A l'instar des Karloff, Lugosi, Lee et autres Cushing, Robert Englund est LA figure mythique du cinéma d'horreur depuis les années 80. Celui qui débuta sous les traits d'un extra-terrestre pacifique, voire peureux, dans la série culte V (1983-84), trouve son rôle fétiche sous le faciès carbonisé du tueur d'Elm Street, le fameux Freddy Krueger. Son humour noir et ses crimes, aussi sadiques qu'originaux, feront de son personnage le pire cauchemar des adolescents du monde entier, dès 1984, dans une franchise qui aura eu droit à sept films (plus une série et un Vs Jason dans lequel Fred évinçait le catatonique Jason Voorhees).
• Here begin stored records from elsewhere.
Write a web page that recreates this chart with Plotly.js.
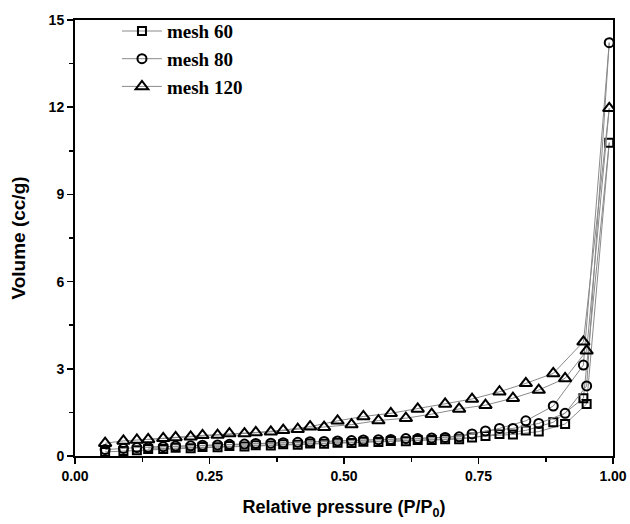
<!DOCTYPE html>
<html>
<head>
<meta charset="utf-8">
<script src="https://cdn.plot.ly/plotly-3.0.1.min.js"></script>
<style>html,body{margin:0;padding:0;background:#fff;}#chart{width:630px;height:524px;}</style>
</head>
<body>
<div id="chart"></div>
<script>
// Relative pressure grids (adsorption up, desorption down)
const adsP = [0.056,0.090,0.115,0.164,0.215,0.265,0.315,0.364,0.414,0.463,0.514,0.564,0.615,0.663,0.714,0.763,0.814,0.862,0.911,0.951,0.993];
const desP = [0.945,0.889,0.838,0.789,0.738,0.688,0.637,0.587,0.536,0.488,0.437,0.387,0.336,0.287,0.237,0.187,0.136];

const seriesNames = ["mesh 60","mesh 80","mesh 120"];
const mesh60Ads  = [0.14,0.17,0.20,0.24,0.27,0.30,0.33,0.36,0.39,0.42,0.45,0.48,0.51,0.55,0.58,0.69,0.74,0.84,1.10,1.79,10.78];
const mesh60Des  = [1.99,1.16,0.88,0.76,0.64,0.58,0.55,0.52,0.49,0.46,0.43,0.40,0.37,0.34,0.31,0.28,0.24];
const mesh80Ads  = [0.22,0.26,0.29,0.32,0.35,0.38,0.41,0.44,0.47,0.50,0.53,0.56,0.60,0.62,0.66,0.86,0.95,1.12,1.47,2.41,14.22];
const mesh80Des  = [3.13,1.72,1.21,0.95,0.76,0.64,0.60,0.57,0.55,0.52,0.49,0.46,0.43,0.40,0.37,0.34,0.30];
const mesh120Ads = [0.44,0.52,0.55,0.61,0.66,0.72,0.77,0.83,0.92,0.99,1.08,1.22,1.30,1.44,1.62,1.75,1.99,2.27,2.67,3.62,11.96];
const mesh120Des = [3.93,2.84,2.50,2.21,1.96,1.79,1.62,1.47,1.36,1.21,1.01,0.89,0.81,0.77,0.71,0.64,0.57];

const xTickVals = [0,0.25,0.5,0.75,1.0];
const xTickText = ["0.00","0.25","0.50","0.75","1.00"];
const yTickVals = [0,3,6,9,12,15];

const symbols = ["square-open","circle-open","triangle-up-open"];
const sizes = [8,9,11];
const adsList = [mesh60Ads, mesh80Ads, mesh120Ads];
const desList = [mesh60Des, mesh80Des, mesh120Des];

const traces = seriesNames.map((name,i)=>({
  type:"scatter", mode:"lines+markers", name:name,
  x: adsP.concat(desP), y: adsList[i].concat(desList[i]),
  line:{color:"#8a8a8a", width:1},
  marker:{symbol:symbols[i], size:sizes[i], color:"#000", line:{color:"#000", width:2}}
}));

const layout = {
  width:630, height:524,
  margin:{l:75, r:17, t:20, b:68},
  paper_bgcolor:"#fff", plot_bgcolor:"#fff",
  showlegend:true,
  legend:{x:0.078, y:1.018, xanchor:"left", yanchor:"top", bgcolor:"rgba(0,0,0,0)",
    font:{family:"Liberation Serif, Times New Roman, serif", size:19, color:"#000", weight:"bold"},
    tracegroupgap:0, itemwidth:40},
  xaxis:{range:[0,1], tickvals:xTickVals, ticktext:xTickText, showgrid:false, zeroline:false,
    showline:true, mirror:true, linecolor:"#000", linewidth:2,
    ticks:"outside", ticklen:6, tickwidth:1.5, tickcolor:"#000",
    minor:{ticks:"outside", dtick:0.125, ticklen:4, tickwidth:1.5, tickcolor:"#000"},
    tickfont:{family:"Liberation Sans, Arial, sans-serif", size:14, color:"#000", weight:"bold"},
    title:{text:"Relative pressure (P/P<sub>0</sub>)", standoff:18,
      font:{family:"Liberation Sans, Arial, sans-serif", size:18, color:"#000", weight:"bold"}}},
  yaxis:{range:[0,15], tickvals:yTickVals, showgrid:false, zeroline:false,
    showline:true, mirror:true, linecolor:"#000", linewidth:2,
    ticks:"outside", ticklen:6, tickwidth:1.5, tickcolor:"#000",
    minor:{ticks:"outside", dtick:1.5, ticklen:4, tickwidth:1.5, tickcolor:"#000"},
    tickfont:{family:"Liberation Sans, Arial, sans-serif", size:14, color:"#000", weight:"bold"},
    title:{text:"Volume (cc/g)", standoff:18,
      font:{family:"Liberation Sans, Arial, sans-serif", size:19, color:"#000", weight:"bold"}}}
};

Plotly.newPlot("chart", traces, layout, {displayModeBar:false, staticPlot:true});
</script>
</body>
</html>
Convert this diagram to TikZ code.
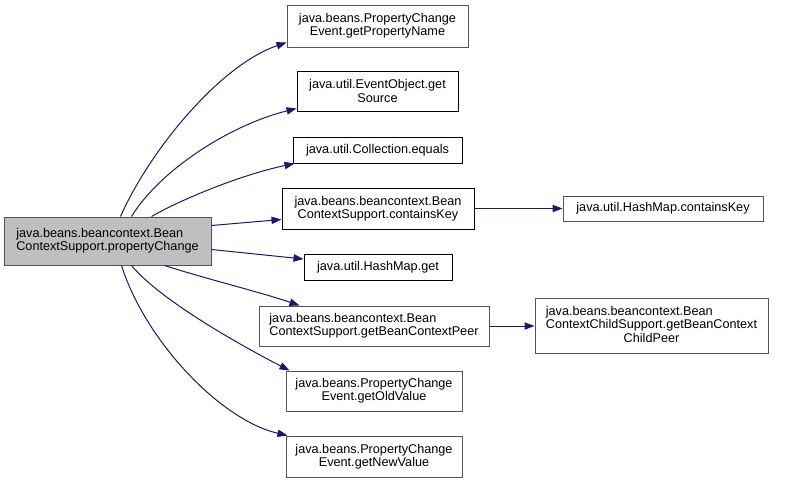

Certes, ce rôle mémorable empêchera Englund de sortir du carcan horrifique dans lequel il s'est trop investi, mais au moins il aura le mérite d'accorder à son interprète quelques compositions phares dans des films qu'il sauvera souvent par sa seule présence. C'est le cas chez Hooper (Night Terrors, où il campe un Sade effroyable) et aussi un peu chez Little. Cinéaste de commande modeste, il a signé depuis le début des années 90 quelques séries B d'action (avec Seagal ou Brandon Lee) ou fantastiques (un épisode de la franchise Halloween, la suite d'Anaconda), mais son heure de gloire est peut être bien cet énième Fantôme.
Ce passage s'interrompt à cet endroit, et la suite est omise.